I'm still decompressing from the work of organizing the Midwest Regional Conference of the Society of Christian Philosophers here at Calvin College. It was a small, intimate conference that featured a range of scholars, from up-and-coming graduate students to seasoned scholars like William Hasker.
With the goal of breaking out of our focus (myopia?) on issues in metaphysics, epistemology, and philosophy of religion, I selected a theme meant to press a consideration of philosophy as a way of life: "Thinking in Public: Christian Philosophers as Public Intellectuals." We had some sessions that did a nice job of engaging this theme, but it was especially the focus of the plenary sessions which featured two keynotes by Jean Bethke Elshtain (doing double-duty as this year's Jellema Lecturer), and one by my colleague Matt Halteman who spoke about his work at the intersection of Christian philosophy and "compassionate eating" (as seen in his booklet for the Humane Society, "Compassionate Eating as Care of Creation" [pdf]).

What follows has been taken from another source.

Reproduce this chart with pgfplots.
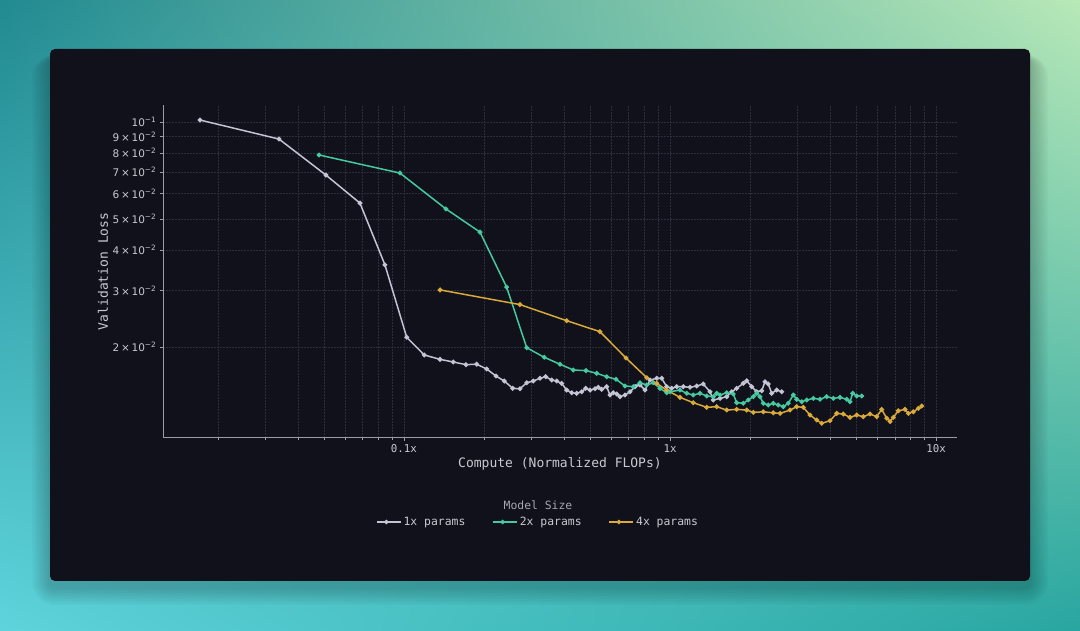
\documentclass[border=0pt]{standalone}
\usepackage{fontspec}
\setmainfont{DejaVu Sans Mono}
\newfontfamily\dvs{DejaVu Sans}
\usepackage{pgfplots}
\pgfplotsset{compat=1.18}

\definecolor{card}{HTML}{10111A}
\definecolor{gridc}{HTML}{2B2F3B}
\definecolor{axc}{HTML}{9A9CA6}
\definecolor{txt}{HTML}{C8C9D0}
\definecolor{ttl}{HTML}{A5A6AE}
\definecolor{cone}{HTML}{C2C4D4}
\definecolor{ctwo}{HTML}{45C9A0}
\definecolor{cfour}{HTML}{D9A93A}

\pgfdeclarefunctionalshading{bgshade}{\pgfpoint{0bp}{0bp}}{\pgfpoint{1080bp}{631bp}}{}{
631 div exch 1080 div exch
2 copy mul
2 index -0.21 mul 2 index -0.24 mul add 1 index 0.80 mul add 0.37 add
3 index -0.18 mul 3 index -0.29 mul add 2 index 0.55 mul add 0.83 add
4 index -0.23 mul 4 index -0.29 mul add 3 index 0.38 mul add 0.86 add
6 3 roll pop pop pop
}

\newcommand{\ytl}[2]{#1\,×\,10\textsuperscript{−#2}}

\begin{document}
\begin{tikzpicture}
\node[inner sep=0pt, outer sep=0pt, anchor=south west] at (0,0) {\pgfuseshading{bgshade}};
\foreach \i in {1,...,9} {
  \fill[black, opacity=0.025, rounded corners=5bp+\i*2bp] (50bp-\i*2bp,44bp-\i*2bp) rectangle (1030bp+\i*2bp,572bp+\i*0.5bp);
}
\fill[card, rounded corners=5bp] (50bp,50bp) rectangle (1030bp,582bp);
\begin{axis}[
  at={(163.3bp,193.3bp)}, anchor=south west,
  scale only axis, width=793.4bp, height=332.7bp,
  xmode=log, ymode=log,
  xmin=0.01245, xmax=11.96, ymin=0.010462, ymax=0.1129,
  axis x line*=bottom, axis y line*=left,
  axis line style={axc, line width=0.9bp},
  xtick={0.1,1,10}, xticklabels={0.1x,1x,10x},
  minor xtick={0.02,0.03,0.04,0.05,0.06,0.07,0.08,0.09,0.2,0.3,0.4,0.5,0.6,0.7,0.8,0.9,2,3,4,5,6,7,8,9},
  ytick={0.02,0.03,0.04,0.05,0.06,0.07,0.08,0.09,0.1},
  yticklabels={\ytl{2}{2},\ytl{3}{2},\ytl{4}{2},\ytl{5}{2},\ytl{6}{2},\ytl{7}{2},\ytl{8}{2},\ytl{9}{2},10\textsuperscript{−1}},
  minor ytick={},
  grid=both,
  major grid style={gridc, line width=0.6bp, dash pattern=on 2bp off 1bp},
  minor grid style={gridc, line width=0.6bp, dash pattern=on 2bp off 1bp},
  tick style={axc, line width=0.6bp},
  tick align=outside,
  major tick length=3.5bp, minor tick length=2bp,
  ticklabel style={txt, font=\fontsize{10.8bp}{12bp}\selectfont},
  yticklabel style={font=\dvs\fontsize{10.5bp}{12bp}\selectfont},
  xlabel={Compute (Normalized FLOPs)}, ylabel={Validation Loss},
  label style={txt, font=\fontsize{13bp}{15bp}\selectfont},
  xlabel style={at={(axis description cs:0.5,-0.079)}, anchor=center},
  ylabel style={at={(axis description cs:-0.076,0.5)}, anchor=center},
  legend style={at={(axis description cs:0.4723,-0.2534)}, anchor=center, draw=none, fill=none, text=txt,
    font=\fontsize{11.4bp}{13bp}\selectfont, legend columns=3,
    /tikz/every even column/.append style={column sep=25bp}},
  legend image code/.code={\path (0bp,0bp) -- (24bp,0bp);\draw[line width=1.2bp, mark repeat=2,mark phase=2] plot coordinates {(0bp,0bp) (9.5bp,0bp) (19bp,0bp)};},
  every axis plot/.append style={line width=1.5bp, mark=*, mark size=1.6bp},
]
\addplot[cone, mark options={fill=cone!60!white, draw=none}] coordinates {
(0.0171,0.1014) (0.0339,0.0885) (0.0509,0.0684) (0.0683,0.0560) (0.0848,0.0360) (0.1024,0.02145) (0.1192,0.0189) (0.1366,0.01832) (0.1532,0.01798) (0.1710,0.01764) (0.1876,0.01769) (0.2046,0.01710) (0.2218,0.01626) (0.2383,0.01569) (0.2563,0.01489) (0.2729,0.01485) (0.2893,0.01550) (0.3062,0.01569) (0.3245,0.0160) (0.3409,0.01618) (0.3592,0.01580) (0.3751,0.01569) (0.3916,0.01543) (0.4089,0.01471) (0.4270,0.01443) (0.4459,0.01437) (0.4656,0.01453) (0.4821,0.01489) (0.5006,0.01471) (0.5224,0.01485) (0.5376,0.01500) (0.5536,0.01479) (0.5781,0.01507) (0.5947,0.01420) (0.6120,0.01443) (0.6304,0.01430) (0.6486,0.01403) (0.6773,0.01420) (0.7073,0.01453) (0.7387,0.01507) (0.7714,0.01525) (0.8055,0.01471) (0.8410,0.01580) (0.8913,0.0160) (0.9307,0.0160) (0.9718,0.01507) (1.0148,0.01489) (1.0597,0.01507) (1.122,0.01507) (1.189,0.01500) (1.260,0.01514) (1.334,0.01536) (1.414,0.01453) (1.455,0.01370) (1.542,0.01386) (1.634,0.01403) (1.706,0.01453) (1.781,0.01489) (1.886,0.01543) (1.942,0.01572) (2.028,0.01507) (2.118,0.01453) (2.212,0.01464) (2.276,0.01561) (2.342,0.01536) (2.412,0.01437) (2.518,0.01471) (2.630,0.01453)
};
\addlegendentry{1x params}
\addplot[ctwo, mark options={fill=ctwo!80!white, draw=none}] coordinates {
(0.0479,0.0790) (0.0966,0.0694) (0.1438,0.0537) (0.1931,0.0455) (0.2432,0.0307) (0.2893,0.01991) (0.3368,0.01859) (0.3858,0.01769) (0.4330,0.01698) (0.4833,0.01690) (0.5303,0.01658) (0.5781,0.01618) (0.6266,0.01589) (0.6773,0.01514) (0.7278,0.01507) (0.7714,0.01550) (0.8177,0.01525) (0.8655,0.01550) (0.9170,0.01489) (0.9718,0.01443) (1.0,0.01453) (1.0905,0.01471) (1.156,0.01437) (1.223,0.01420) (1.296,0.01437) (1.374,0.01410) (1.455,0.01403) (1.498,0.01437) (1.542,0.01420) (1.634,0.01443) (1.730,0.01430) (1.781,0.01344) (1.886,0.01338) (1.970,0.01370) (2.057,0.01403) (2.118,0.01437) (2.179,0.01403) (2.243,0.01338) (2.342,0.01322) (2.445,0.01338) (2.553,0.01322) (2.666,0.01306) (2.784,0.01338) (2.908,0.01420) (2.994,0.01377) (3.127,0.01353) (3.265,0.01370) (3.457,0.01386) (3.664,0.01377) (3.882,0.01403) (4.111,0.01386) (4.356,0.01396) (4.616,0.01377) (4.750,0.01353) (4.862,0.01437) (5.034,0.01410) (5.257,0.01410)
};
\addlegendentry{2x params}
\addplot[cfour, mark options={fill=cfour!85!white, draw=none}] coordinates {
(0.1366,0.0301) (0.2729,0.0271) (0.4089,0.02415) (0.5455,0.02233) (0.6832,0.01850) (0.8177,0.01607) (0.8913,0.01543) (0.9718,0.01471) (1.0905,0.01396) (1.223,0.01344) (1.374,0.01300) (1.498,0.01306) (1.634,0.01275) (1.781,0.01281) (1.942,0.01275) (2.057,0.01254) (2.243,0.01259) (2.445,0.01250) (2.592,0.01245) (2.826,0.01275) (2.994,0.01306) (3.170,0.01300) (3.360,0.01230) (3.561,0.01187) (3.718,0.01160) (3.995,0.01181) (4.234,0.01245) (4.483,0.01239) (4.750,0.01210) (5.034,0.01230) (5.330,0.01216) (5.647,0.01239) (5.985,0.01216) (6.250,0.01281) (6.527,0.01202) (6.716,0.01174) (6.911,0.01210) (7.217,0.01268) (7.647,0.01281) (7.868,0.01245) (8.216,0.01259) (8.580,0.01290) (8.836,0.01312)
};
\addlegendentry{4x params}
\end{axis}
\node[text=ttl, font=\fontsize{11.4bp}{13bp}\selectfont] at (538bp,126bp) {Model Size};
\end{tikzpicture}
\end{document}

One of Elshtain's comments particularly stuck with me: while emphasizing the importance of "public" intellectual work--using scholarly resources to analyze situations of common concern, speaking to audiences beyond the academy--she also emphasized the importance of maintaining a rigorous scholarly agenda. Otherwise, she cautioned, the public intellectual ends up "more public than intellectual," flitting from speaking engagement to speaking engagement without continuing to dig new wells of scholarly knowledge and discovery. Wise words.